**Exercise description**.
Transcribe every line exactly and omit anything that is a picture.
--------
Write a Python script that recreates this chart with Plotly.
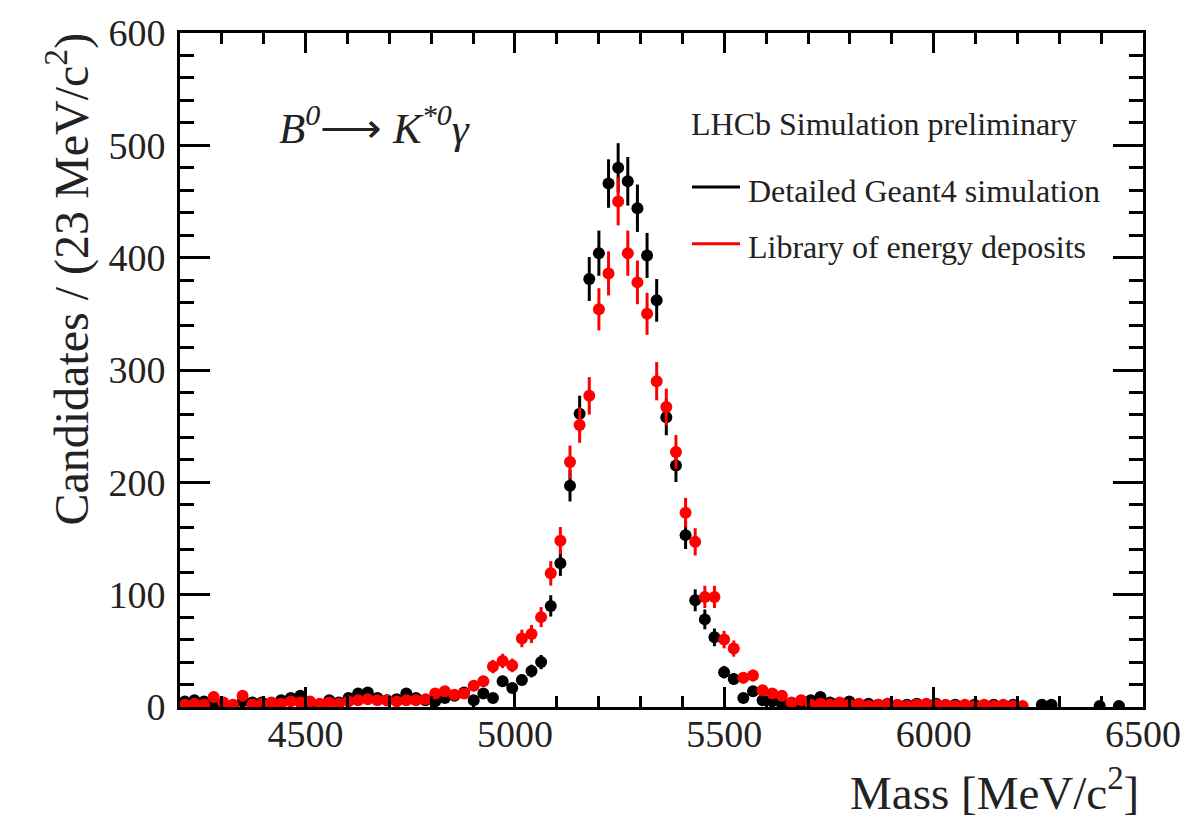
import numpy as np
import plotly.graph_objects as go

# Histogram binning: 100 bins of 23 MeV/c^2 from 4200 to 6500
MASS_LO = 4200.0
BIN_WIDTH = 23.0
N_BINS = 100

# Bin contents, detailed Geant4 simulation (0 = empty bin, not drawn)
geant4_counts = [
    5, 6, 5, 2, 3, 1, 5, 4, 4, 3,
    6, 8, 10, 4, 2, 6, 4, 8, 12, 13,
    8, 6, 7, 12, 8, 6, 5, 8, 10, 13,
    6, 12, 8, 23, 17, 24, 32, 40, 90, 128,
    197, 261, 381, 404, 466, 480, 468, 444, 402, 362,
    258, 215, 153, 95, 78, 62, 31, 25, 8, 14,
    6, 5, 3, 3, 4, 6, 9, 4, 3, 5,
    2, 3, 2, 3, 1, 2, 3, 2, 3, 1,
    2, 1, 2, 0, 2, 0, 2, 0, 0, 2,
    2, 0, 0, 0, 0, 1, 0, 1, 0, 0,
]

# Bin contents, library of energy deposits
library_counts = [
    2, 3, 2, 9, 4, 2, 10, 2, 3, 4,
    3, 5, 4, 5, 3, 4, 3, 5, 6, 7,
    6, 6, 5, 6, 6, 7, 12, 14, 11, 12,
    19, 23, 36, 41, 37, 61, 65, 80, 119, 148,
    218, 251, 277, 354, 386, 450, 404, 378, 350, 290,
    267, 227, 173, 147, 98, 98, 60, 52, 26, 28,
    15, 12, 10, 4, 6, 2, 3, 2, 4, 2,
    3, 1, 2, 3, 2, 1, 2, 3, 2, 2,
    1, 2, 1, 2, 1, 2, 1, 1, 0, 0,
    0, 0, 0, 0, 0, 0, 0, 0, 0, 0,
]

x_ticks = [4500, 5000, 5500, 6000, 6500]
y_ticks = [0, 100, 200, 300, 400, 500, 600]

centers = MASS_LO + BIN_WIDTH * (np.arange(N_BINS) + 0.5)

FONT = "Liberation Serif"
TEXT = "#222"


def points(counts):
    c = np.asarray(counts, dtype=float)
    mask = c > 0
    return centers[mask], c[mask], np.sqrt(c[mask])


fig = go.Figure()

for counts, colour, name in [
    (geant4_counts, "black", "Detailed Geant4 simulation"),
    (library_counts, "#ff0000", "Library of energy deposits"),
]:
    xs, ys, errs = points(counts)
    fig.add_trace(go.Scatter(
        x=xs, y=ys, mode="markers", name=name,
        marker=dict(color=colour, size=12, line=dict(width=0)),
        error_y=dict(type="data", array=errs, visible=True,
                     color=colour, thickness=3, width=0),
        showlegend=False,
    ))

# Frame geometry in pixels
L, R, T, B = 180, 1143, 29, 707
W, H = 1204, 821
PW, PH = R - L, B - T


def px(x):
    return (x - L) / PW


def py(y):
    return (B - y) / PH


axis_common = dict(
    showline=True, linecolor="black", linewidth=3, mirror="ticks",
    ticks="inside", tickcolor="black", tickwidth=3,
    showgrid=False, zeroline=False,
    tickfont=dict(family=FONT, size=38, color=TEXT),
)

fig.update_xaxes(
    range=[MASS_LO, MASS_LO + BIN_WIDTH * N_BINS],
    tickvals=x_ticks, ticklen=20,
    minor=dict(ticks="inside", dtick=100, ticklen=11, tickwidth=3, tickcolor="black"),
    ticklabelstandoff=-9,
    **axis_common,
)
fig.update_yaxes(
    range=[0, 600],
    tickvals=y_ticks, ticklen=30,
    minor=dict(ticks="inside", dtick=20, ticklen=14, tickwidth=3, tickcolor="black"),
    ticklabelstandoff=4,
    **axis_common,
)

annotations = [
    dict(text="Candidates / (23 MeV/c<sup>2</sup>)", x=px(68), y=py(277),
         textangle=-90, xanchor="center", yanchor="middle",
         font=dict(family=FONT, size=48, color=TEXT)),
    dict(text="Mass [MeV/c<sup>2</sup>]", x=px(1141), y=py(790),
         xanchor="right", yanchor="middle",
         font=dict(family=FONT, size=47, color=TEXT)),
    dict(text="<i>B<sup>0</sup></i>\u27f6 <i>K<sup>*0</sup>\u03b3</i>", x=px(277), y=py(122),
         xanchor="left", yanchor="middle",
         font=dict(family=FONT, size=43, color=TEXT)),
    dict(text="LHCb Simulation preliminary", x=px(689), y=py(121),
         xanchor="left", yanchor="middle",
         font=dict(family=FONT, size=32, color=TEXT)),
    dict(text="Detailed Geant4 simulation", x=px(746), y=py(188),
         xanchor="left", yanchor="middle",
         font=dict(family=FONT, size=32, color=TEXT)),
    dict(text="Library of energy deposits", x=px(746), y=py(244),
         xanchor="left", yanchor="middle",
         font=dict(family=FONT, size=32, color=TEXT)),
]
for a in annotations:
    a.update(xref="paper", yref="paper", showarrow=False)

# Legend line samples
shapes = [
    dict(type="line", xref="paper", yref="paper",
         x0=px(692), x1=px(740), y0=py(184), y1=py(184),
         line=dict(color="black", width=3)),
    dict(type="line", xref="paper", yref="paper",
         x0=px(692), x1=px(740), y0=py(241), y1=py(241),
         line=dict(color="#ff0000", width=3)),
]

fig.update_layout(
    width=W, height=H, autosize=False,
    margin=dict(l=L, r=W - R, t=T, b=H - B),
    paper_bgcolor="white", plot_bgcolor="white",
    annotations=annotations, shapes=shapes,
    showlegend=False,
)

fig.write_html("out.html")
--------
**Expected answer**.
Write a Python script that recreates this chart with Plotly.
import numpy as np
import plotly.graph_objects as go

# Histogram binning: 100 bins of 23 MeV/c^2 from 4200 to 6500
MASS_LO = 4200.0
BIN_WIDTH = 23.0
N_BINS = 100

# Bin contents, detailed Geant4 simulation (0 = empty bin, not drawn)
geant4_counts = [
    5, 6, 5, 2, 3, 1, 5, 4, 4, 3,
    6, 8, 10, 4, 2, 6, 4, 8, 12, 13,
    8, 6, 7, 12, 8, 6, 5, 8, 10, 13,
    6, 12, 8, 23, 17, 24, 32, 40, 90, 128,
    197, 261, 381, 404, 466, 480, 468, 444, 402, 362,
    258, 215, 153, 95, 78, 62, 31, 25, 8, 14,
    6, 5, 3, 3, 4, 6, 9, 4, 3, 5,
    2, 3, 2, 3, 1, 2, 3, 2, 3, 1,
    2, 1, 2, 0, 2, 0, 2, 0, 0, 2,
    2, 0, 0, 0, 0, 1, 0, 1, 0, 0,
]

# Bin contents, library of energy deposits
library_counts = [
    2, 3, 2, 9, 4, 2, 10, 2, 3, 4,
    3, 5, 4, 5, 3, 4, 3, 5, 6, 7,
    6, 6, 5, 6, 6, 7, 12, 14, 11, 12,
    19, 23, 36, 41, 37, 61, 65, 80, 119, 148,
    218, 251, 277, 354, 386, 450, 404, 378, 350, 290,
    267, 227, 173, 147, 98, 98, 60, 52, 26, 28,
    15, 12, 10, 4, 6, 2, 3, 2, 4, 2,
    3, 1, 2, 3, 2, 1, 2, 3, 2, 2,
    1, 2, 1, 2, 1, 2, 1, 1, 0, 0,
    0, 0, 0, 0, 0, 0, 0, 0, 0, 0,
]

x_ticks = [4500, 5000, 5500, 6000, 6500]
y_ticks = [0, 100, 200, 300, 400, 500, 600]

centers = MASS_LO + BIN_WIDTH * (np.arange(N_BINS) + 0.5)

FONT = "Liberation Serif"
TEXT = "#222"


def points(counts):
    c = np.asarray(counts, dtype=float)
    mask = c > 0
    return centers[mask], c[mask], np.sqrt(c[mask])


fig = go.Figure()

for counts, colour, name in [
    (geant4_counts, "black", "Detailed Geant4 simulation"),
    (library_counts, "#ff0000", "Library of energy deposits"),
]:
    xs, ys, errs = points(counts)
    fig.add_trace(go.Scatter(
        x=xs, y=ys, mode="markers", name=name,
        marker=dict(color=colour, size=12, line=dict(width=0)),
        error_y=dict(type="data", array=errs, visible=True,
                     color=colour, thickness=3, width=0),
        showlegend=False,
    ))

# Frame geometry in pixels
L, R, T, B = 180, 1143, 29, 707
W, H = 1204, 821
PW, PH = R - L, B - T


def px(x):
    return (x - L) / PW


def py(y):
    return (B - y) / PH


axis_common = dict(
    showline=True, linecolor="black", linewidth=3, mirror="ticks",
    ticks="inside", tickcolor="black", tickwidth=3,
    showgrid=False, zeroline=False,
    tickfont=dict(family=FONT, size=38, color=TEXT),
)

fig.update_xaxes(
    range=[MASS_LO, MASS_LO + BIN_WIDTH * N_BINS],
    tickvals=x_ticks, ticklen=20,
    minor=dict(ticks="inside", dtick=100, ticklen=11, tickwidth=3, tickcolor="black"),
    ticklabelstandoff=-9,
    **axis_common,
)
fig.update_yaxes(
    range=[0, 600],
    tickvals=y_ticks, ticklen=30,
    minor=dict(ticks="inside", dtick=20, ticklen=14, tickwidth=3, tickcolor="black"),
    ticklabelstandoff=4,
    **axis_common,
)

annotations = [
    dict(text="Candidates / (23 MeV/c<sup>2</sup>)", x=px(68), y=py(277),
         textangle=-90, xanchor="center", yanchor="middle",
         font=dict(family=FONT, size=48, color=TEXT)),
    dict(text="Mass [MeV/c<sup>2</sup>]", x=px(1141), y=py(790),
         xanchor="right", yanchor="middle",
         font=dict(family=FONT, size=47, color=TEXT)),
    dict(text="<i>B<sup>0</sup></i>\u27f6 <i>K<sup>*0</sup>\u03b3</i>", x=px(277), y=py(122),
         xanchor="left", yanchor="middle",
         font=dict(family=FONT, size=43, color=TEXT)),
    dict(text="LHCb Simulation preliminary", x=px(689), y=py(121),
         xanchor="left", yanchor="middle",
         font=dict(family=FONT, size=32, color=TEXT)),
    dict(text="Detailed Geant4 simulation", x=px(746), y=py(188),
         xanchor="left", yanchor="middle",
         font=dict(family=FONT, size=32, color=TEXT)),
    dict(text="Library of energy deposits", x=px(746), y=py(244),
         xanchor="left", yanchor="middle",
         font=dict(family=FONT, size=32, color=TEXT)),
]
for a in annotations:
    a.update(xref="paper", yref="paper", showarrow=False)

# Legend line samples
shapes = [
    dict(type="line", xref="paper", yref="paper",
         x0=px(692), x1=px(740), y0=py(184), y1=py(184),
         line=dict(color="black", width=3)),
    dict(type="line", xref="paper", yref="paper",
         x0=px(692), x1=px(740), y0=py(241), y1=py(241),
         line=dict(color="#ff0000", width=3)),
]

fig.update_layout(
    width=W, height=H, autosize=False,
    margin=dict(l=L, r=W - R, t=T, b=H - B),
    paper_bgcolor="white", plot_bgcolor="white",
    annotations=annotations, shapes=shapes,
    showlegend=False,
)

fig.write_html("out.html")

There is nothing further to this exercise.